そもそも、レオナールの研究のおかげでフィーネを長生きさせる方法を知ってから考えていたことではある。けれど親元から離すには心配事の多い娘であったので渋っていた。
けれど、優斗は諦めるつもりはないし、なんなら執念を感じる。和国に行けばそれなりに身体は健康になる可能性が高いし、優斗は確実に愛娘を害そうとする人間を許さないだろう。
「なんだか、ギルと似ているわよねぇ、ユート殿下」
しみじみと言う妻にギルバートは困った顔をした。自分はそんなに執着が激しいだろうか、とか、そこまで愛に生きていただろうか、とか考えた。そんなに似ていないと思うが、と妻に言った彼はなんとも言えない笑顔で圧された。
そんな考えもあってか、彼は翌日にフィーネへとその件を告げる予定だった。
そう、告げる予定だった。
「この国の陛下が願いを叶えてくれるというので、君を望んだ。式は先になるが君は俺の妻だ」
翌日、朝早くから優斗が家に来ると言うので準備をして出迎えると、「褒めて欲しい!」と言わんばかりの笑顔で彼はそう言った。
たしかに、隣国の王子が惚れた女の子のためにこの国にいた世界の敵を倒してくれたのだ。願いは叶えて然るべきだろう。だが、早すぎる。せめて国からの命令が届いてからにしてくれとギルバートは眉間を揉んだ。
優斗はしっかり書状を持参していた。
同封されていた現王からの手紙には「勢いに負けた」と言うようなことが遠回しに書いてある。
フィーネは目を点にして抱き上げられている。フィーネを抱き上げてくるくると回った彼は、ギルバートに「はしゃいでしまってすまない」と告げる。
「それで、我が国への移住準備にはどれくらい時間がかかるだろうか?」
待ちきれない、と言うような顔の彼だが、フィーネはこれでも公爵令嬢である。
嫁ぐにしても、彼の国で着るドレスや装飾品、文化の再履修など彼女が恥をかかないように準備すべきことがたくさんある。
「そうですね。一年ほど期間を設けましょう。その間に準備させます」
ディアナはそう言って娘の顔を見る。
そして母の顔を見たフィーネは察した。
(あ。これめちゃくちゃ大変なヤツだ)
一年でも普通に時間は足りない。
そんな女性陣の反応に首を傾げながら、「俺はこのまま来てもらった方がいいんだが」と言うが、通常そんなことできるわけがない。優斗が早く連れ帰りたいという意思を見せれば見せるほどフィーネが追い込まれる。

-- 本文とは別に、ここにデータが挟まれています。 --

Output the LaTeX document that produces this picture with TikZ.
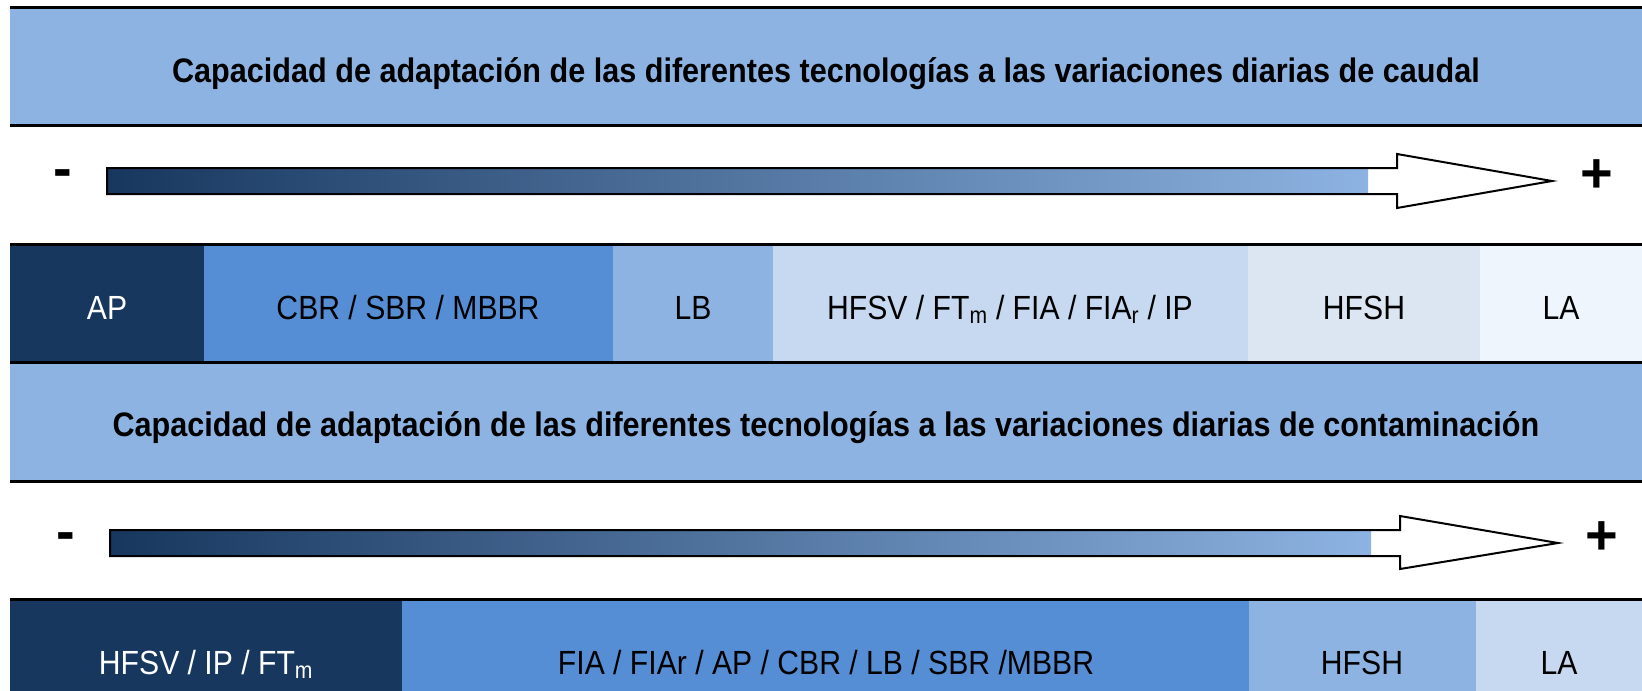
\documentclass[tikz,border=0pt]{standalone}
\usepackage{fontspec}
\newfontfamily\arialn[FakeStretch=0.9]{Liberation Sans}
\newfontfamily\signfont{Liberation Sans}
\definecolor{navy}{HTML}{17375E}
\definecolor{midblue}{HTML}{558ED5}
\definecolor{bandblue}{HTML}{8DB3E2}
\definecolor{paleblue}{HTML}{C6D9F1}
\definecolor{greyblue}{HTML}{DCE6F2}
\definecolor{iceblue}{HTML}{EFF5FC}
\begin{document}
\begin{tikzpicture}[x=1pt,y=-1pt,
  rule/.style={line width=3pt,black},
  title/.style={anchor=base,inner sep=0pt,font=\arialn\bfseries\fontsize{34}{40}\selectfont},
  celltext/.style={anchor=base,inner sep=0pt,font=\arialn\fontsize{33.5}{40}\selectfont},
  sign/.style={anchor=center,inner sep=0pt,font=\signfont\bfseries\fontsize{56}{64}\selectfont},
  arrowoutline/.style={draw=black,line width=2pt,line join=miter}]
\useasboundingbox[fill=white] (0,0) rectangle (1642,691);
% bands
\fill[bandblue] (10,7) rectangle (1642,125);
\fill[bandblue] (10,362) rectangle (1642,481);
% row 1 cells
\fill[navy] (10,244) rectangle (204,362);
\fill[midblue] (204,244) rectangle (613,362);
\fill[bandblue] (613,244) rectangle (773,362);
\fill[paleblue] (773,244) rectangle (1248,362);
\fill[greyblue] (1248,244) rectangle (1480,362);
\fill[iceblue] (1480,244) rectangle (1642,362);
% row 2 cells
\fill[navy] (10,599) rectangle (402,691);
\fill[midblue] (402,599) rectangle (1249,691);
\fill[bandblue] (1249,599) rectangle (1476,691);
\fill[paleblue] (1476,599) rectangle (1642,691);
% rules
\foreach \yy in {7,125,244,362,481,599} \draw[rule] (10,\yy) -- (1642,\yy);
% arrow 1
\fill[white] (107,168) -- (1397,168) -- (1397,154) -- (1552,181) -- (1397,208) -- (1397,194) -- (107,194) -- cycle;
\shade[left color=navy,right color=bandblue] (107,168) rectangle (1368,194);
\draw[arrowoutline] (107,168) -- (1397,168) -- (1397,154) -- (1552,181) -- (1397,208) -- (1397,194) -- (107,194) -- cycle;
% arrow 2
\fill[white] (110,530) -- (1400,530) -- (1400,516) -- (1558,543) -- (1400,569) -- (1400,556) -- (110,556) -- cycle;
\shade[left color=navy,right color=bandblue] (110,530) rectangle (1371,556);
\draw[arrowoutline] (110,530) -- (1400,530) -- (1400,516) -- (1558,543) -- (1400,569) -- (1400,556) -- (110,556) -- cycle;
% signs
\node[sign] (m1) at (63,179) {-};
\node[sign] (p1) at (1597,176) {+};
\node[sign] (m2) at (66,542) {-};
\node[sign] (p2) at (1602,538) {+};
% titles
\node[title] (t1) at (826,82) {Capacidad de adaptación de las diferentes tecnologías a las variaciones diarias de caudal};
\node[title] (t2) at (826,436) {Capacidad de adaptación de las diferentes tecnologías a las variaciones diarias de contaminación};
% row 1 texts
\node[celltext,text=white] (ap1) at (107,319) {AP};
\node[celltext] (cbr1) at (408,319) {CBR / SBR / MBBR};
\node[celltext] (lb1) at (693,319) {LB};
\node[celltext] (hfsv1) at (1010,319) {HFSV / FT\textsubscript{m} / FIA / FIA\textsubscript{r} / IP};
\node[celltext] (hfsh1) at (1364,319) {HFSH};
\node[celltext] (la1) at (1561,319) {LA};
% row 2 texts
\node[celltext,text=white] (hfsv2) at (206,674) {HFSV / IP / FT\textsubscript{m}};
\node[celltext] (fia2) at (826,674) {FIA / FIAr / AP / CBR / LB / SBR /MBBR};
\node[celltext] (hfsh2) at (1362,674) {HFSH};
\node[celltext] (la2) at (1559,674) {LA};
\end{tikzpicture}
\end{document}
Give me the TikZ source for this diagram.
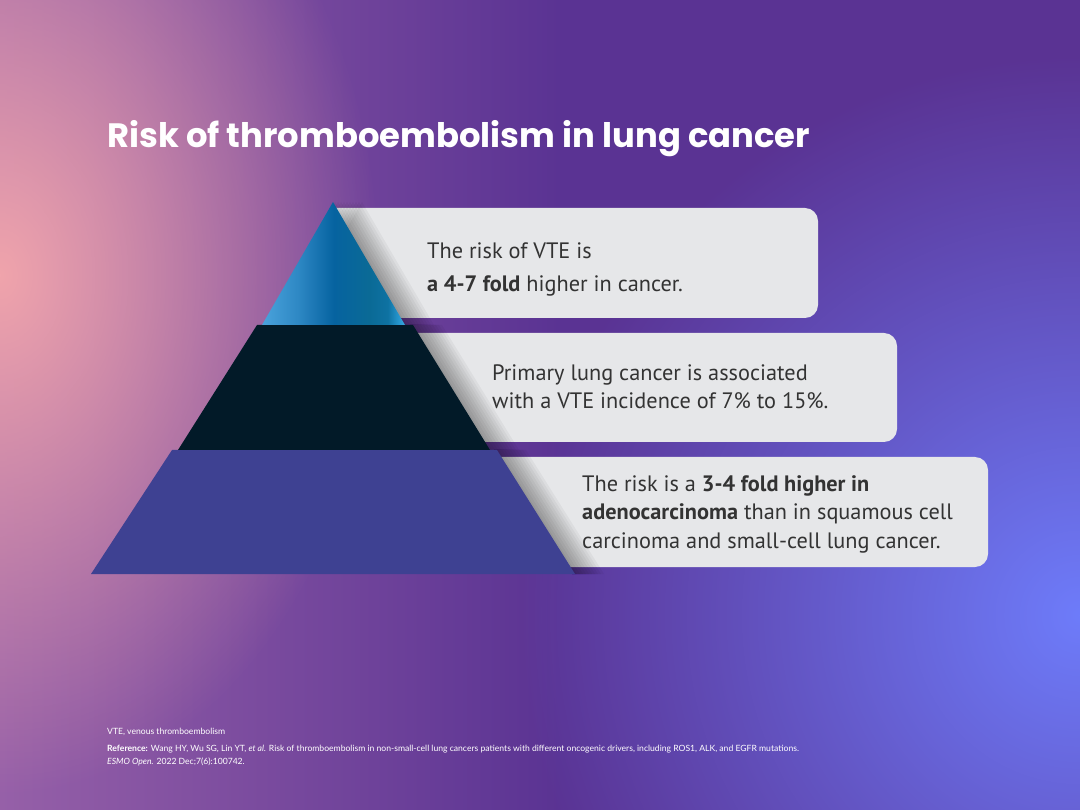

頭が痛いという顔をするフィーネはギルバートによく似ていた。
「ユート殿下」
「なんだ、俺の可愛い人」
「なぜそんなに急がれるのです?」
「治療は早い方が君のためになるだろう?」
なるほど、と頷いたフィーネは国王からの手紙に目を通して「なんかもう、婚姻しちゃってるみたいだしなぁ」と思い苦笑した。
「お父様、お母様。わたくし、ユート殿下と共にこのまま和国へ向かいますわ」
覚悟を決めたフィーネはそう言って笑みを作って見せた。強引に連れ去られると言うのはなんだかロマンスもののヒロインのようだ、なんて思っていると優斗に抱きしめられていた。
「持ち上げてくるくる回るのはやめてくださいまし!」
この扱いは本当に女性としての好きなのか、と少し疑いながらもフィーネは叫んだ。